AI-Driven Training Dataset Development

The foundation of this research relies on a training dataset sourced from the Human Metabolome Database (HMDB). This extensive database features 114,222 metabolites, with a majority classified as expected or predicted rather than experimentally verified. Out of these, only 8,970 metabolites were found to be detected or quantified, primarily consisting of lipids, which accounted for a significant number (6,791) of the identified compounds.

Data Filtering and Model Training

  • Training set validation: To refine the dataset, lipids were excluded, resulting in a final training set of 2,046 small molecule metabolites.
  • SMILES representation: The structures were converted into canonical SMILES format, ensuring data integrity for the language model.
  • Model architecture: A recurrent neural network (RNN) based on long short-term memory (LSTM) was employed, demonstrating superior performance in generating metabolite-like structures.

Evaluating Metabolite Similarities

The researchers conducted various analyses to ensure that the AI-generated compounds exhibited characteristics akin to known metabolites. Techniques included dimensionality reduction to visualize chemical similarities and the use of a supervised machine learning classifier to differentiate between generated and actual metabolites.

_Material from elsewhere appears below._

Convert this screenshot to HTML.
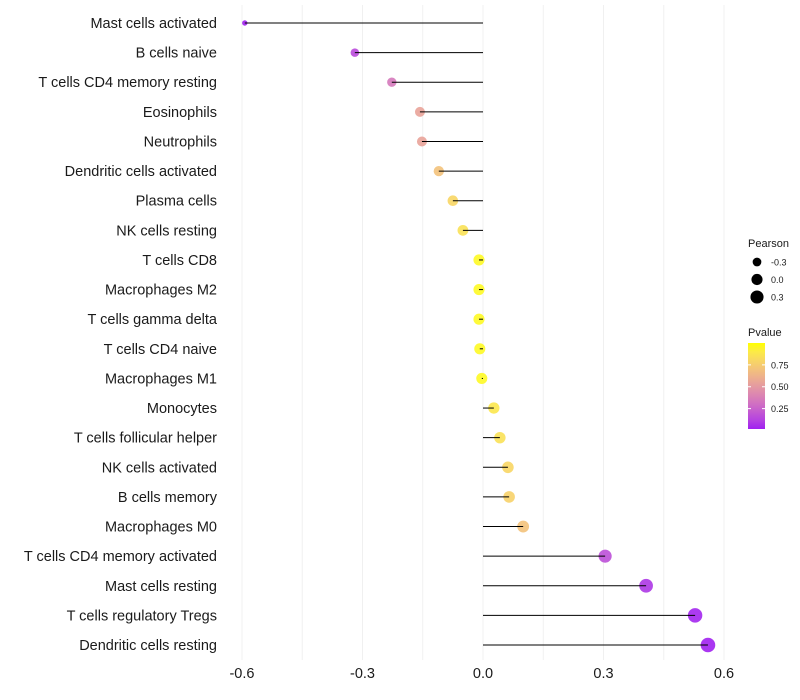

Additionally, the authors utilized BioTransformer, a knowledgebase for enzymatic reactions, to further validate the generated metabolites against existing biotransformation products.

Integration with Experimental Data

To substantiate predictions made by DeepMet, a large-scale resource of anonymized human metabolomics data was leveraged. This resource facilitated validation through mass spectrometry, enhancing the reliability of the generated metabolites identified by the AI model.